Un moment, ils avaient douté de leur réelle utilité : faisaient-ils partie des professions jugées « indispensables » ? L’avis rendu le 23 mars par le Conseil scientifique Covid 19 présidé par le professeur Delfraissy fut un signal important. Ce rapport rappelait en effet au niveau national et pour tous les cultes l’importance de l’accompagnement spirituel. Alors, l’aumônerie reprit vie : M. fit passer un texte poétique et si beau qu’il circule encore dans tous les établissements, A. rédigea des livrets liturgiques, M. envisagea de distribuer des rameaux, J.-L. partagea ses plus belles prières à ses collègues, D. envoya aux résidents de la maison de retraite une méditation pour le dimanche avec des prières, des photos, un chant pour les rejoindre dans leurs habitudes de culte. On se rendit présent pour répondre à des demandes des établissements, téléphoner à des familles endeuillées, transmettre des prières à des résidents. En l’absence de gestes, on redécouvrit l’importance de la voix : voix qui apaise, voix qui rassure… Quant aux rares aumôniers qui avaient encore la possibilité d’être physiquement présents dans leur établissement, avec toutes les précautions d’usage et pour des visites sur demande, ils le firent avec d’autant plus de cœur. Et de même que certains médecins réservistes arrivés en renfort dans les hôpitaux troquèrent leur stéthoscope contre une seringue pour pallier le manque d’infirmières, de même vit-on des aumôniers accomplir des tâches inhabituelles. P. aida les personnes âgées à utiliser la précieuse tablette qui maintiendrait en lien avec leurs enfants et petits-enfants, A. tint lieu d’animatrice et de psychologue…

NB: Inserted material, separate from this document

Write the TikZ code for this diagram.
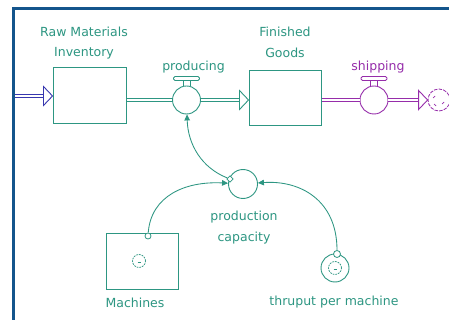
\documentclass[tikz,border=0pt]{standalone}
\usepackage{fontspec}
\setmainfont{DejaVu Sans}
\usetikzlibrary{arrows.meta,calc}
\definecolor{sdteal}{RGB}{45,150,130}
\definecolor{sdmag}{RGB}{150,45,170}
\definecolor{sdblue}{RGB}{55,55,175}
\definecolor{sdframe}{RGB}{20,85,140}
\begin{document}
\begin{tikzpicture}[x=1pt,y=-1pt,
  lbl/.style={font=\fontsize{12.5}{20.5}\selectfont, align=center, inner sep=0pt, text=sdteal},
  stock/.style={draw=sdteal, line width=1pt, minimum width=73pt, minimum height=56pt, inner sep=0pt},
  valvec/.style={circle, draw=sdteal, line width=0.9pt, minimum size=28pt, inner sep=0pt, fill=white},
  pipe/.style={draw=#1, line width=0.8pt, double=white, double distance=2.2pt},
  head/.style={draw=#1, line width=0.9pt, fill=white, line join=miter},
  link/.style={draw=sdteal, line width=0.85pt, -{Triangle[length=6pt,width=5.5pt]}},
  dot/.style={circle, draw=sdteal, line width=0.8pt, fill=white, minimum size=6pt, inner sep=0pt},
  gear/.style={circle, draw=sdteal, line width=0.75pt, dash pattern=on 1.8pt off 1pt, minimum size=13pt, inner sep=0pt},
]
\useasboundingbox (0,0) rectangle (449,320);
\fill[white] (0,0) rectangle (449,320);
% window frame
\draw[sdframe, line width=3pt] (13.3,321) -- (13.3,8.5) -- (449,8.5);

% stocks
\node[stock] (raw) at (89.5,96) {};
\node[stock, minimum width=72pt, minimum height=55pt] (fin) at (285,98.5) {};
\node[stock, minimum width=72pt] (mach) at (142,261) {};
\node[gear] (machgear) at (139,261) {};
\draw[sdteal, line width=0.6pt] ([xshift=-1.5pt,yshift=-1.5pt]machgear.center) -- ([xshift=1.5pt,yshift=-1.5pt]machgear.center);

% valves (flows)
\node[valvec] (pv) at (186.5,100) {};
\node[valvec, draw=sdmag] (sv) at (374,100) {};
\foreach \v/\c in {pv/sdteal, sv/sdmag}{
  \draw[\c, line width=0.8pt] ([xshift=-3.5pt]\v.north) -- ++(0,-5) ++(7,0) -- ++(0,5);
  \draw[\c, line width=0.8pt, fill=white, rounded corners=1.5pt]
    ($(\v.north)+(-13,-5)$) rectangle ($(\v.north)+(13,-9)$);
}

% source and sink
\coordinate (src) at (15,96);
\node[circle, draw=sdmag, line width=0.8pt, dash pattern=on 3.5pt off 1.2pt, minimum size=22pt, inner sep=0pt] (sink) at (439,100) {};
\draw[sdmag, line width=0.7pt] ($(sink.center)+(-6,-2)$) -- ++(2,-2)
  ($(sink.center)+(-5,4)$) -- ++(2,2) ($(sink.center)+(3,4)$) -- ++(2,-2);

% pipes
\draw[pipe=sdblue] (src) -- ([xshift=-9pt]raw.west);
\draw[head=sdblue] (raw.west) -- ++(-9,-9.5) -- ++(0,19) -- cycle;
\draw[pipe=sdteal] (raw.east |- pv.west) -- (pv.west);
\draw[pipe=sdteal] (pv.east) -- ([xshift=-9pt]fin.west |- pv.east);
\draw[head=sdteal] (fin.west |- pv.east) -- ++(-9,-9.5) -- ++(0,19) -- cycle;
\draw[pipe=sdmag] (fin.east |- sv.west) -- (sv.west);
\draw[pipe=sdmag] (sv.east) -- ([xshift=-9pt]sink.west);
\draw[head=sdmag] (sink.west) -- ++(-9,-9.5) -- ++(0,19) -- cycle;

% auxiliaries
\node[valvec, minimum size=29pt] (pc) at (243,184) {};
\node[valvec] (tp) at (335,268) {};
\node[gear] (tpgear) at (335,268) {};
\draw[sdteal, line width=0.6pt] ([xshift=-1.5pt,yshift=-1.5pt]tpgear.center) -- ([xshift=1.5pt,yshift=-1.5pt]tpgear.center);

% link markers
\node[dot] (md) at (148,236) {};
\node[dot, minimum size=7pt] (td) at (337,254) {};
\node[draw=sdteal, fill=white, line width=0.7pt, minimum size=4.5pt, inner sep=0pt, rotate=45] (pd) at (230,179) {};

% information links
\draw[link] (pd) .. controls (202,168) and (188,145) .. (pv);
\draw[link] (md) .. controls (151,196) and (185,181) .. (pc);
\draw[link] (td) .. controls (337,200) and (300,180) .. (pc);

% labels
\node[lbl] (rawlbl) at (84,43) {Raw Materials\\Inventory};
\node[lbl] (finlbl) at (285,42.5) {Finished\\Goods};
\node[lbl] (pvlbl) at (193.5,67) {producing};
\node[lbl, text=sdmag] (svlbl) at (378,67) {shipping};
\node[lbl] (pclbl) at (244,227.5) {production\\capacity};
\node[lbl] (machlbl) at (135,303) {Machines};
\node[lbl] (tplbl) at (334,302) {thruput per machine};
\end{tikzpicture}
\end{document}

Jamais nous ne nous sommes sentis autant en communion les uns avec les autres. Les aumôniers mirent en commun tous les trésors de leur fonds propre, les liens œcuméniques se resserrèrent, les situations lourdes à porter se partagèrent, car ce n’est pas rien d’être confronté à la solitude d’un homme qui ne peut voir son fils avant de mourir, ou de constater le matin que des soignants manquent à l’appel. Les prières s’allongèrent chaque soir.
Partout et de toutes les manières, même les plus humbles, les plus modestes, l’aumônier reste un repère dans ce temps de vide de sens, de bouleversement de nos habitudes sociales, de nos règles de vie. Parce qu’il est porteur d’une Parole immémoriale, qui traverse les âges et relie chacun à la grande fraternité humaine. Parce qu’il est témoin de la promesse venue d’un Autre : « Ne crains pas car je suis avec toi ».